Q&A: Burning a Hole Through a Cloud


Question:
I was watching the sunset last night, and the Sun was behind some clouds. Then suddenly, the Sun broke through the clouds and was really bright for about a minute. I’m sure it has something to do with heat, but just how does the Sun burn a hole through a cloud?  — JR, San Diego, CA

Answer: That’s a good question, since the idea of the Sun burning through the clouds is well established in meteorology. But when that does happen, an entire later of clouds (or fog) is generally “burned off” over a wide area. It’s not like a single hole is burned through a specific spot in a cloud, though sometimes it looks like that’s what’s happening. The video above shows an example of what I’m talking about.

This is an asynchronous time-lapse video. Most of the frames were shot at 1 minute intervals — I was planning to get a time-lapse of one of our beautiful Arizona sunsets. But when the Sun started breaking through the clouds, I shot frames at 10 second intervals. That’s why the clouds change slowly in some places, and rapidly in others. Then I edited the time-lapse to focus on how the Sun briefly appeared through what seems to be a solid cloud bank.

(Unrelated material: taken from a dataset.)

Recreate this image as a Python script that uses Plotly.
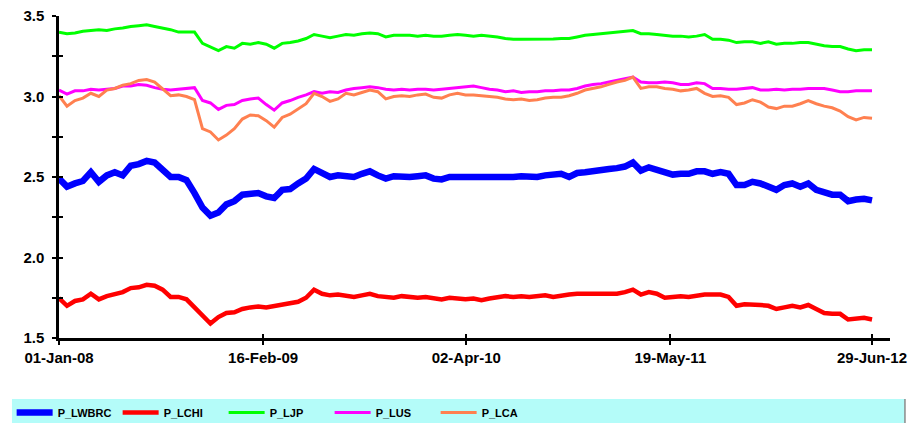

In fact, the hole was already there. And for just 4 frames (40 s), Sun-hole-camera were collinear. Specs for photo geeks: Canon EOS 20D, standard 18-55 mm lens at full zoom, ISO 400, ƒ/16, t=1/500 second.

This is probably similar to what you saw, when Sun-hole-you were collinear. But in both cases, the Sun wasn’t “burning a hole through the clouds.” It was merely taking advantage of an existing hole, and just peeked through for a few seconds. When the Sun really does burn off a layer of clouds (or fog), what’s happening is that the Sun raises the temperature of the air above the dew point, and the water droplets that compose the cloud evaporate back into invisible water vapor.

That answers your question, but it brings up an interesting and closely-related question some other readers have asked. It’s also well within the scope of the title, so I’ll answer it now. Consider this a Sky Lights double feature.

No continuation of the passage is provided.